Frequently Asked Questions
Is ArcGIS Pro hard to learn for a beginner?
ArcGIS Pro has a busy interface, but it is built on a few core ideas: projects, the Contents and Catalog panes, feature layers, and geoprocessing tools. Once those click, usually within the first few hours, the ribbon makes sense. Starting with a small project and a single analysis is the fastest way to build confidence.
What is the difference between the Contents pane and the Catalog pane?
The Contents pane controls the layers in the open map, including drawing order, symbology, and labels. The Catalog pane manages the project’s data and items, including folders, geodatabases, and toolboxes. A simple rule: Contents is about the open map, and Catalog is about everything available to the project.
Do I need ArcGIS Pro and ArcGIS Online, or just one?
They work together. ArcGIS Pro is the desktop application for creating maps and running analysis, while ArcGIS Online is the cloud platform where you share web maps and feature services.

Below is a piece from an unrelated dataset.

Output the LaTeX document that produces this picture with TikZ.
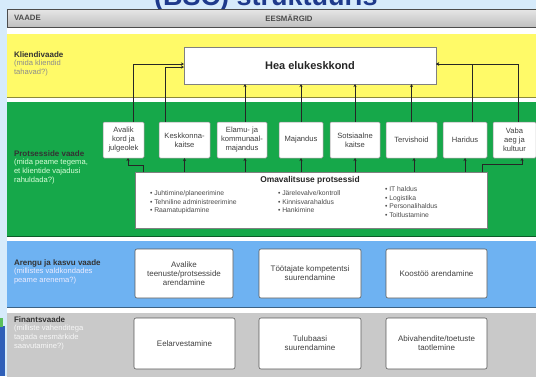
\documentclass[tikz,border=0pt]{standalone}
\usepackage{fontspec}
\setmainfont{Liberation Sans}
\usetikzlibrary{arrows.meta,calc}
\definecolor{bgblue}{HTML}{D6EBFB}
\definecolor{ttl}{HTML}{1E3A8C}
\definecolor{yel}{HTML}{FFFA68}
\definecolor{grn}{HTML}{16A84A}
\definecolor{blu}{HTML}{6EB2F2}
\definecolor{gry}{HTML}{C9C9C9}
\definecolor{decob}{HTML}{2F5FB8}
\definecolor{decog}{HTML}{5BBF5B}
\begin{document}
\begin{tikzpicture}[x=1pt,y=-1pt,
  every node/.style={inner sep=0pt, outer sep=0pt},
  pbox/.style={draw=black!45, fill=white, rounded corners=1.2pt, line width=0.5pt,
    minimum height=36pt, align=center, font=\fontsize{7.6}{9}\selectfont, text=black!75},
  gbox/.style={draw=black!65, fill=white, rounded corners=2pt, line width=0.6pt,
    align=center, font=\fontsize{8}{9}\selectfont, text=black!75},
  lbl/.style={anchor=north west, align=left, font=\fontsize{7.6}{8.6}\selectfont},
  lst/.style={anchor=north west, align=left, font=\fontsize{6.8}{8.5}\selectfont, text=black!70},
  hdrtxt/.style={font=\bfseries\fontsize{7.8}{9}\selectfont, text=black!70},
  arr/.style={draw=black!85, line width=0.5pt, -{Stealth[length=3pt,width=3pt]}},
]
\useasboundingbox (0,0) rectangle (536,376);
\clip (0,0) rectangle (536,376);
% slide background
\fill[bgblue] (0,0) rectangle (536,376);
\fill[decob] (0,326) rectangle (5,376);
\fill[decog] (0,318) rectangle (3,327);
% title (cut at top)
\node[anchor=base, font=\bfseries\fontsize{27}{30}\selectfont, text=ttl] (title) at (266,5) {(BSC) struktuuris};
% table background
\fill[white] (7,27) rectangle (540,380);
% header
\shade[top color=black!10, bottom color=black!25, draw=black!70, line width=0.6pt] (7,9.5) rectangle (540,27);
\node[hdrtxt, anchor=west] (hv) at (14,18) {VAADE};
\node[hdrtxt] (he) at (289,18) {EESMÄRGID};
% bands
\fill[yel] (7,34) rectangle (540,97);
\draw[yel!55!black, line width=0.6pt] (7,97) -- (540,97);
\fill[grn] (7,102) rectangle (540,236);
\draw[grn!55!black, line width=0.7pt] (7,236) -- (540,236);
\fill[blu] (7,241) rectangle (540,307);
\draw[blu!55!black, line width=0.7pt] (7,307) -- (540,307);
\fill[gry] (7,313) rectangle (540,380);
% left labels
\node[lbl] (l1) at (14,51.5) {\textcolor{black!80}{\bfseries\fontsize{8}{8.6}\selectfont Kliendivaade}\\\textcolor{black!45}{(mida kliendid}\\\textcolor{black!45}{tahavad?)}};
\node[lbl] (l2) at (14,150.5) {\textcolor{black!80}{\bfseries\fontsize{8}{8.6}\selectfont Protsesside vaade}\\\textcolor{green!15!white}{(mida peame tegema,}\\\textcolor{green!15!white}{et klientide vajadusi}\\\textcolor{green!15!white}{rahuldada?)}};
\node[lbl] (l3) at (14,259.5) {\textcolor{black!80}{\bfseries\fontsize{8}{8.6}\selectfont Arengu ja kasvu vaade}\\\textcolor{blue!8!white}{(millistes valdkondades}\\\textcolor{blue!8!white}{peame arenema?)}};
\node[lbl] (l4) at (14,316.5) {\textcolor{black!80}{\bfseries\fontsize{8}{8.6}\selectfont Finantsvaade}\\\textcolor{black!3}{(milliste vahenditega}\\\textcolor{black!3}{tagada eesmärkide}\\\textcolor{black!3}{saavutamine?)}};
% goal
\node[draw=black!50, fill=white, line width=0.5pt, minimum width=252pt, minimum height=37pt,
  font=\bfseries\fontsize{11}{12}\selectfont, text=black!85] (hea) at (310,65.5) {Hea elukeskkond};
% process boxes
\node[pbox, minimum width=41pt] (avalik) at (123.5,140) {Avalik\\kord ja\\julgeolek};
\node[pbox, minimum width=51pt] (kesk) at (184.5,140) {Keskkonna-\\kaitse};
\node[pbox, minimum width=50pt] (elamu) at (242,140) {Elamu- ja\\kommunaal-\\majandus};
\node[pbox, minimum width=44pt] (maj) at (301,140) {Majandus};
\node[pbox, minimum width=50pt] (sots) at (355,140) {Sotsiaalne\\kaitse};
\node[pbox, minimum width=51pt] (terv) at (411.5,140) {Tervishoid};
\node[pbox, minimum width=44pt] (har) at (465,140) {Haridus};
\node[pbox, minimum width=43pt] (vaba) at (514.5,140) {Vaba\\aeg ja\\kultuur};
% omavalitsuse protsessid
\node[draw=black!50, fill=white, line width=0.5pt, minimum width=352pt, minimum height=56pt] (omav) at (311,200) {};
\node[font=\bfseries\fontsize{8.4}{10}\selectfont, text=black!85] (omt) at (310,180) {Omavalitsuse protsessid};
\node[lst] (c1) at (150,190.8) {• Juhtimine/planeerimine\\• Tehniline administreerimine\\• Raamatupidamine};
\node[lst] (c2) at (278,190.8) {• Järelevalve/kontroll\\• Kinnisvarahaldus\\• Hankimine};
\node[lst] (c3) at (385,186.8) {• IT haldus\\• Logistika\\• Personalihaldus\\• Toitlustamine};
% development boxes
\node[gbox, minimum width=98pt, minimum height=49pt] (b1) at (184,273.5) {Avalike\\teenuste/protsesside\\arendamine};
\node[gbox, minimum width=102pt, minimum height=49pt] (b2) at (310,273.5) {Töötajate kompetentsi\\suurendamine};
\node[gbox, minimum width=101pt, minimum height=49pt] (b3) at (436.5,273.5) {Koostöö arendamine};
% finance boxes
\node[gbox, minimum width=101pt, minimum height=51pt] (f1) at (184.5,343.5) {Eelarvestamine};
\node[gbox, minimum width=102pt, minimum height=51pt] (f2) at (310,343.5) {Tulubaasi\\suurendamine};
\node[gbox, minimum width=101pt, minimum height=51pt] (f3) at (436.5,343.5) {Abivahendite/toetuste\\taotlemine};
% arrows: processes -> goal
\coordinate (eu) at ($(elamu.north)+(3,0)$);
\draw[arr] ($(avalik.north)+(9.5,0)$) |- ($(hea.west)+(0,-1.5)$);
\draw[arr] ($(kesk.north)+(-19.5,0)$) |- ($(hea.west)+(0,1.5)$);
\draw[arr] (eu) -- (eu |- hea.south);
\draw[arr] (maj.north) -- (maj.north |- hea.south);
\draw[arr] (sots.north) -- (sots.north |- hea.south);
\draw[arr] (terv.north) -- (terv.north |- hea.south);
\draw[arr] ($(har.north)+(7,0)$) |- ($(hea.east)+(0,-1.5)$);
\draw[arr] ($(vaba.north)+(3.5,0)$) |- ($(hea.east)+(0,-1.5)$);
% arrows: omavalitsuse protsessid -> processes
\coordinate (es) at ($(elamu.south)+(3,0)$);
\coordinate (ts) at ($(terv.south)+(2.5,0)$);
\draw[arr] ($(omav.north west)+(8,0)$) -- ++(0,-7) -| ($(avalik.south)+(4.5,0)$);
\draw[arr] (omav.north -| kesk.south) -- (kesk.south);
\draw[arr] (omav.north -| es) -- (es);
\draw[arr] (omav.north -| maj.south) -- (maj.south);
\draw[arr] (omav.north -| sots.south) -- (sots.south);
\draw[arr] (omav.north -| ts) -- (ts);
\draw[arr] (omav.north -| har.south) -- (har.south);
\draw[arr] ($(omav.north east)+(-5,0)$) -- ++(0,-8) -| ($(vaba.south)+(7.5,0)$);
\end{tikzpicture}
\end{document}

Most organizations use both, authoring in ArcGIS Pro and publishing to ArcGIS Online so colleagues can use the results.
What is a feature class in ArcGIS Pro?
A feature class is a collection of features that share the same geometry type, point, line, or polygon, and the same attribute fields, stored inside a geodatabase. A feature layer on the map references a feature class and controls how it draws, while the feature class holds the actual data.
What is the first analysis I should try in ArcGIS Pro?
A buffer is a good first tool: it creates a zone of a set distance around features, such as a quarter-mile around schools. Following it with Select By Location, to find features that fall inside that buffer, introduces the core suitability logic that underpins more advanced spatial analysis.